Synergy of VectorML ~ Future of CIO

Tuesday, May 20, 2025

Synergy of VectorML

11:02 AM Pearl Zhu No comments

The combination of machine learning and vector databases provides powerful tools for handling complex data types and enabling advanced data retrieval and analysis capabilities.

A vector space is a set of multidimensional quantities called vectors, along with one-dimensional quantities called scalars. Vectors can be added together and multiplied by scalars while preserving ordinary arithmetic properties.

The linearity of vector spaces has made them important in diverse areas such as statistics, physics, and economics, where the vectors may indicate probabilities, forces, or investment strategies, and where the vector space includes all allowable states.
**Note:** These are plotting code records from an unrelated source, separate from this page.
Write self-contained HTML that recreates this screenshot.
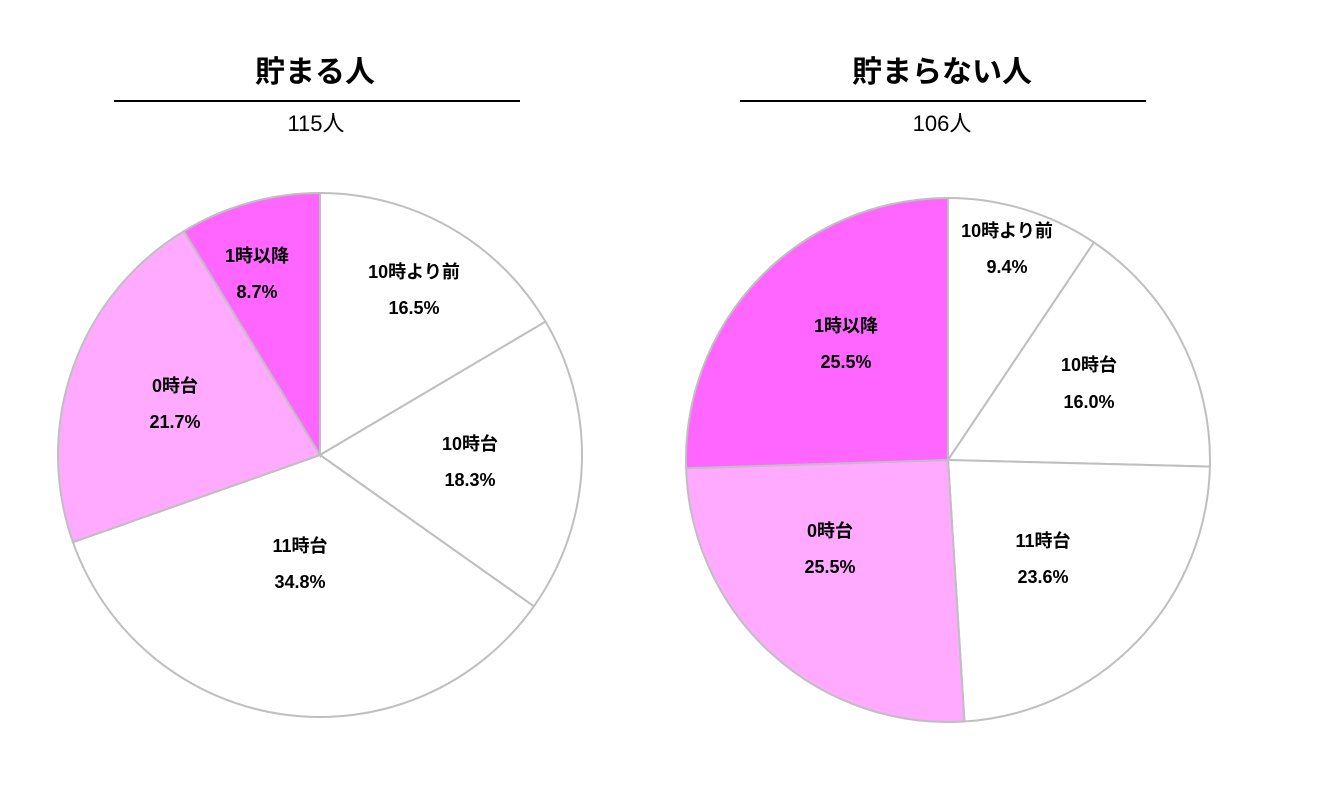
<!DOCTYPE html>
<html><head><meta charset="utf-8"><style>
body{margin:0;background:#fff;width:1326px;height:790px;overflow:hidden}
svg text{font-family:"Liberation Sans","Noto Sans CJK JP",sans-serif;text-anchor:middle}
.t{font-size:30px;font-weight:bold}
.n{font-size:22px}
.l{font-size:18px;font-weight:bold}
</style></head><body>
<svg id="s" width="1326" height="790" xmlns="http://www.w3.org/2000/svg">
<g id="p1"></g><g id="p2"></g>
<text class="t" x="315" y="82">貯まる人</text>
<line x1="114" y1="101" x2="520" y2="101" stroke="#000" stroke-width="2"/>
<text class="n" x="316" y="131">115人</text>
<text class="t" x="942" y="82">貯まらない人</text>
<line x1="740" y1="101" x2="1146" y2="101" stroke="#000" stroke-width="2"/>
<text class="n" x="942" y="131">106人</text>

<text class="l" x="414" y="278">10時より前</text><text class="l" x="414" y="314">16.5%</text>
<text class="l" x="470" y="450">10時台</text><text class="l" x="470" y="486">18.3%</text>
<text class="l" x="300" y="552">11時台</text><text class="l" x="300" y="588">34.8%</text>
<text class="l" x="175" y="392">0時台</text><text class="l" x="175" y="428">21.7%</text>
<text class="l" x="257" y="262">1時以降</text><text class="l" x="257" y="298">8.7%</text>

<text class="l" x="1007" y="237">10時より前</text><text class="l" x="1007" y="273">9.4%</text>
<text class="l" x="1089" y="371">10時台</text><text class="l" x="1089" y="408">16.0%</text>
<text class="l" x="1043" y="547">11時台</text><text class="l" x="1043" y="583">23.6%</text>
<text class="l" x="830" y="537">0時台</text><text class="l" x="830" y="573">25.5%</text>
<text class="l" x="846" y="332">1時以降</text><text class="l" x="846" y="368">25.5%</text>
</svg>
<script>
function pie(id,cx,cy,r,vals,cols){
  var g=document.getElementById(id),a=0,tot=vals.reduce((x,y)=>x+y,0),h='';
  vals.forEach(function(v,i){
    var a1=a+v/tot*2*Math.PI;
    var x0=cx+r*Math.sin(a),y0=cy-r*Math.cos(a),x1=cx+r*Math.sin(a1),y1=cy-r*Math.cos(a1);
    h+='<path d="M'+cx+' '+cy+'L'+x0+' '+y0+'A'+r+' '+r+' 0 '+((a1-a)>Math.PI?1:0)+' 1 '+x1+' '+y1+'Z" fill="'+cols[i]+'" stroke="#bfbfbf" stroke-width="2"/>';
    a=a1;
  });
  g.innerHTML=h;
}
var c=['#fff','#fff','#fff','#ffaaff','#ff66ff'];
pie('p1',320,455,262,[16.5,18.3,34.8,21.7,8.7],c);
pie('p2',948,460,262,[9.4,16.0,23.6,25.5,25.5],c);
</script>
</body></html>
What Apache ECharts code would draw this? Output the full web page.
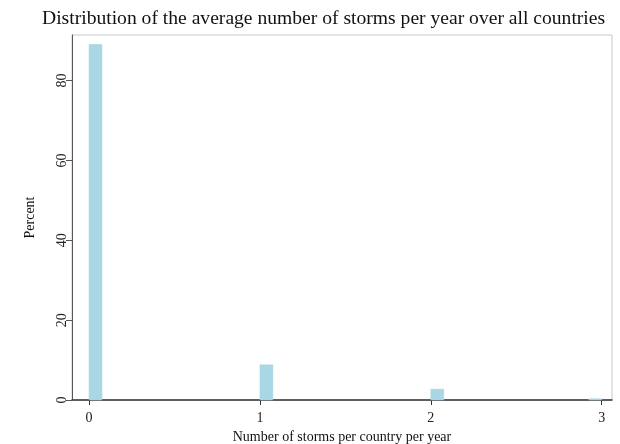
<!DOCTYPE html>
<html>
<head>
<meta charset="utf-8">
<script src="https://cdn.jsdelivr.net/npm/echarts@6/dist/echarts.min.js"></script>
<style>
  html, body { margin: 0; padding: 0; background: #fff; }
  #chart { width: 620px; height: 444px; }
</style>
</head>
<body>
<div id="chart"></div>
<script>
// Histogram bins: left edge and right edge (storms per country per year)
const binStart = [0, 1, 2, 2.925];
const binEnd = [0.075, 1.075, 2.075, 3.0];
// Share of countries in each bin (percent)
const percent = [89.0, 8.8, 2.7, 0.3];
// Axis ticks
const xTicks = [0, 1, 2, 3];
const yTicks = [0, 20, 40, 60, 80];

const chart = echarts.init(document.getElementById('chart'), null, { renderer: 'canvas' });
const serif = '"Liberation Serif", "DejaVu Serif", serif';

const bins = binStart.map((s, i) => [s, binEnd[i], percent[i]]);

chart.setOption({
  animation: false,
  backgroundColor: '#ffffff',
  title: {
    text: 'Distribution of the average number of storms per year over all countries',
    left: 37,
    top: 4,
    textStyle: { fontFamily: serif, fontSize: 19.6, fontWeight: 'normal', color: '#111' }
  },
  grid: {
    left: 72, right: 8, top: 35, bottom: 44,
    outerBoundsMode: 'none',
    containLabel: false,
    show: true, borderColor: '#c8c8c8', borderWidth: 1, backgroundColor: '#fff'
  },
  xAxis: {
    type: 'value',
    min: -0.1, max: 3.06,
    interval: 1,
    name: 'Number of storms per country per year',
    nameLocation: 'middle',
    nameGap: 28,
    nameTextStyle: { fontFamily: serif, fontSize: 14, color: '#111' },
    axisLine: { show: true, onZero: false, lineStyle: { color: '#333', width: 1.5 } },
    axisTick: { show: true, length: 5, lineStyle: { color: '#333' }, customValues: xTicks },
    axisLabel: {
      fontFamily: serif, fontSize: 14, color: '#222', margin: 11,
      customValues: xTicks, formatter: v => String(v)
    },
    splitLine: { show: false }
  },
  yAxis: {
    type: 'value',
    min: 0, max: 91.4,
    name: 'Percent',
    nameLocation: 'middle',
    nameGap: 35,
    nameRotate: 90,
    nameTextStyle: { fontFamily: serif, fontSize: 14, color: '#111' },
    axisLine: { show: true, onZero: false, lineStyle: { color: '#555', width: 1 } },
    axisTick: { show: true, length: 6, lineStyle: { color: '#555' }, customValues: yTicks },
    axisLabel: {
      fontFamily: serif, fontSize: 14, color: '#222', rotate: 90, margin: 3,
      customValues: yTicks
    },
    splitLine: { show: false }
  },
  series: [{
    type: 'custom',
    data: bins,
    renderItem: function (params, api) {
      const p0 = api.coord([api.value(0), 0]);
      const p1 = api.coord([api.value(1), api.value(2)]);
      return {
        type: 'rect',
        shape: { x: p0[0], y: p1[1], width: p1[0] - p0[0], height: p0[1] - p1[1] },
        style: { fill: '#a9d7e6', stroke: '#9ccfe0', lineWidth: 0.5 }
      };
    },
    encode: { x: [0, 1], y: 2 }
  }]
});
</script>
</body>
</html>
Machine learning and vector databases are increasingly being used together to enhance data processing, retrieval, and analysis capabilities. Here are some key ways in which machine learning is utilized with vector databases:

Data Representation and Embeddings: Machine learning models, particularly those in natural language processing (NLP) and computer vision, often convert data into vector representations, known as embeddings. These embeddings capture semantic information and relationships within the data.

Efficient Similarity Search: Vector databases are optimized for handling high-dimensional vectors and can efficiently perform similarity searches. Machine learning models can generate vectors that represent data points, and vector databases can quickly find similar items by calculating distances between vectors. This is particularly useful in recommendation systems, image retrieval, and semantic search applications.

Scalability and Performance: Vector databases are designed to handle large-scale vector data efficiently. They use indexing techniques like approximate nearest neighbor (ANN) search to quickly retrieve relevant vectors from large datasets. This scalability is crucial when deploying machine learning models in real-world applications where performance and response time are critical.

Integration with Machine Learning Pipelines: Vector databases can be integrated into machine learning pipelines to facilitate real-time data processing and analysis. For example, after a machine learning model generates embeddings, these can be stored in a vector database for subsequent retrieval and analysis. This integration supports continuous learning and model updates by providing a structured way to manage and query embeddings.

Enhanced Search and Recommendation Systems: By leveraging machine learning-generated embeddings, vector databases can improve search and recommendation systems. These systems can move beyond keyword-based search to semantic search, where the meaning and context of the data are considered. This results in more accurate and relevant search results or recommendations, enhancing user experience.

The combination of machine learning and vector databases provides powerful tools for handling complex data types and enabling advanced data retrieval and analysis capabilities. This synergy is increasingly important in applications requiring high-performance, real-time data processing.